*Your goal*.
Quote the whole listing word for word. Do not include the pictures.

*Data excerpt*.
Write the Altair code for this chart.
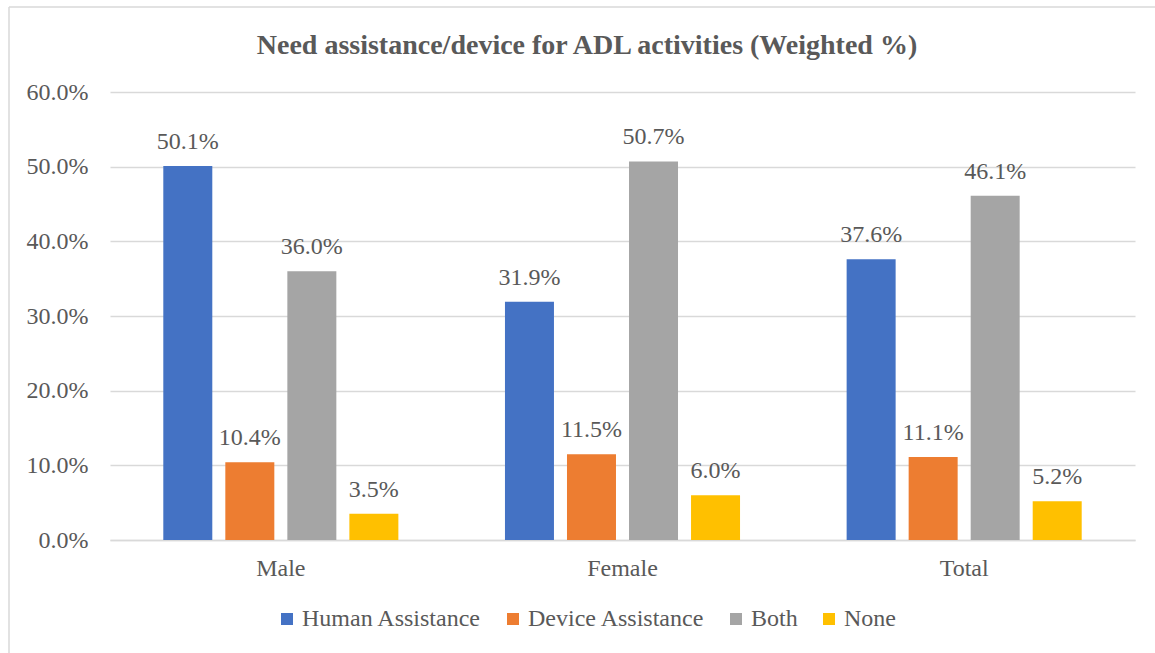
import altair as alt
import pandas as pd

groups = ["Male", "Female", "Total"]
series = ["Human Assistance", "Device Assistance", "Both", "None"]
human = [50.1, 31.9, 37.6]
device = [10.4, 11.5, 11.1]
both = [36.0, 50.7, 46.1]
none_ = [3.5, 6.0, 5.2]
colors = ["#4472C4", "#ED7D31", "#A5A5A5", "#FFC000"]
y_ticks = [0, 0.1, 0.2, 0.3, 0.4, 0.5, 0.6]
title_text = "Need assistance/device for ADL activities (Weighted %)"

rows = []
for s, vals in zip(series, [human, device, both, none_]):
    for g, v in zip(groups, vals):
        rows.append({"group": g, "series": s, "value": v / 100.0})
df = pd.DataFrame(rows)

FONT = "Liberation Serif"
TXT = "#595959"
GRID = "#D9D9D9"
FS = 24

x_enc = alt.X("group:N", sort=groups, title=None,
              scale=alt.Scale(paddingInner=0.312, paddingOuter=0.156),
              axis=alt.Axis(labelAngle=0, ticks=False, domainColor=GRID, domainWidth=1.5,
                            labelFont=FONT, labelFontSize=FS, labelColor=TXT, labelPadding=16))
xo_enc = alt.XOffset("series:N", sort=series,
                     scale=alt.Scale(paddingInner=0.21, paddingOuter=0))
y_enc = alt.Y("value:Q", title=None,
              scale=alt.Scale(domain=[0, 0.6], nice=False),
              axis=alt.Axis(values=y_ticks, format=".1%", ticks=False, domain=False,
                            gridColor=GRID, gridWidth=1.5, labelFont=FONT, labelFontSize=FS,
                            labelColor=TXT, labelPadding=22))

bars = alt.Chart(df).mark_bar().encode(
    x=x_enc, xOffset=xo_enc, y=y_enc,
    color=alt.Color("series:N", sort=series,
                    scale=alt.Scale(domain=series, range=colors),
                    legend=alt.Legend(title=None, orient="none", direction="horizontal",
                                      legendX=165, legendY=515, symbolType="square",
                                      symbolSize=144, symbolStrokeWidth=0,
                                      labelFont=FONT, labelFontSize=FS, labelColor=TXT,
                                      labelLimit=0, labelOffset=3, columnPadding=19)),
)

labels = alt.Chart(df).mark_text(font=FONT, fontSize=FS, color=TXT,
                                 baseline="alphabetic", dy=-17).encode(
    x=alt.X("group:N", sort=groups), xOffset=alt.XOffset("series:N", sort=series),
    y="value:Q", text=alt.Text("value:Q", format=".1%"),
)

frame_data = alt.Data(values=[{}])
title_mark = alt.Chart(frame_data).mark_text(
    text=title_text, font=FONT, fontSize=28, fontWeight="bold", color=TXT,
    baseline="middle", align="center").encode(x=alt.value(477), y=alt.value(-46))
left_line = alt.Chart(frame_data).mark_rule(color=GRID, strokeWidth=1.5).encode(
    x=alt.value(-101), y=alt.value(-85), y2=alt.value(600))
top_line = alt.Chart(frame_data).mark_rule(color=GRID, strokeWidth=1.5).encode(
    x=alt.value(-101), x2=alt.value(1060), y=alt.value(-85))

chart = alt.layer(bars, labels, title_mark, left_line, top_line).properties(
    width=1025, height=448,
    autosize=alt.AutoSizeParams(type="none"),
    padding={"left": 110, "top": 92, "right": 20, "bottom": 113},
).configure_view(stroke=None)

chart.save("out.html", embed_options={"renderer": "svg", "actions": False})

*The result*.
Write the Altair code for this chart.
import altair as alt
import pandas as pd

groups = ["Male", "Female", "Total"]
series = ["Human Assistance", "Device Assistance", "Both", "None"]
human = [50.1, 31.9, 37.6]
device = [10.4, 11.5, 11.1]
both = [36.0, 50.7, 46.1]
none_ = [3.5, 6.0, 5.2]
colors = ["#4472C4", "#ED7D31", "#A5A5A5", "#FFC000"]
y_ticks = [0, 0.1, 0.2, 0.3, 0.4, 0.5, 0.6]
title_text = "Need assistance/device for ADL activities (Weighted %)"

rows = []
for s, vals in zip(series, [human, device, both, none_]):
    for g, v in zip(groups, vals):
        rows.append({"group": g, "series": s, "value": v / 100.0})
df = pd.DataFrame(rows)

FONT = "Liberation Serif"
TXT = "#595959"
GRID = "#D9D9D9"
FS = 24

x_enc = alt.X("group:N", sort=groups, title=None,
              scale=alt.Scale(paddingInner=0.312, paddingOuter=0.156),
              axis=alt.Axis(labelAngle=0, ticks=False, domainColor=GRID, domainWidth=1.5,
                            labelFont=FONT, labelFontSize=FS, labelColor=TXT, labelPadding=16))
xo_enc = alt.XOffset("series:N", sort=series,
                     scale=alt.Scale(paddingInner=0.21, paddingOuter=0))
y_enc = alt.Y("value:Q", title=None,
              scale=alt.Scale(domain=[0, 0.6], nice=False),
              axis=alt.Axis(values=y_ticks, format=".1%", ticks=False, domain=False,
                            gridColor=GRID, gridWidth=1.5, labelFont=FONT, labelFontSize=FS,
                            labelColor=TXT, labelPadding=22))

bars = alt.Chart(df).mark_bar().encode(
    x=x_enc, xOffset=xo_enc, y=y_enc,
    color=alt.Color("series:N", sort=series,
                    scale=alt.Scale(domain=series, range=colors),
                    legend=alt.Legend(title=None, orient="none", direction="horizontal",
                                      legendX=165, legendY=515, symbolType="square",
                                      symbolSize=144, symbolStrokeWidth=0,
                                      labelFont=FONT, labelFontSize=FS, labelColor=TXT,
                                      labelLimit=0, labelOffset=3, columnPadding=19)),
)

labels = alt.Chart(df).mark_text(font=FONT, fontSize=FS, color=TXT,
                                 baseline="alphabetic", dy=-17).encode(
    x=alt.X("group:N", sort=groups), xOffset=alt.XOffset("series:N", sort=series),
    y="value:Q", text=alt.Text("value:Q", format=".1%"),
)

frame_data = alt.Data(values=[{}])
title_mark = alt.Chart(frame_data).mark_text(
    text=title_text, font=FONT, fontSize=28, fontWeight="bold", color=TXT,
    baseline="middle", align="center").encode(x=alt.value(477), y=alt.value(-46))
left_line = alt.Chart(frame_data).mark_rule(color=GRID, strokeWidth=1.5).encode(
    x=alt.value(-101), y=alt.value(-85), y2=alt.value(600))
top_line = alt.Chart(frame_data).mark_rule(color=GRID, strokeWidth=1.5).encode(
    x=alt.value(-101), x2=alt.value(1060), y=alt.value(-85))

chart = alt.layer(bars, labels, title_mark, left_line, top_line).properties(
    width=1025, height=448,
    autosize=alt.AutoSizeParams(type="none"),
    padding={"left": 110, "top": 92, "right": 20, "bottom": 113},
).configure_view(stroke=None)

chart.save("out.html", embed_options={"renderer": "svg", "actions": False})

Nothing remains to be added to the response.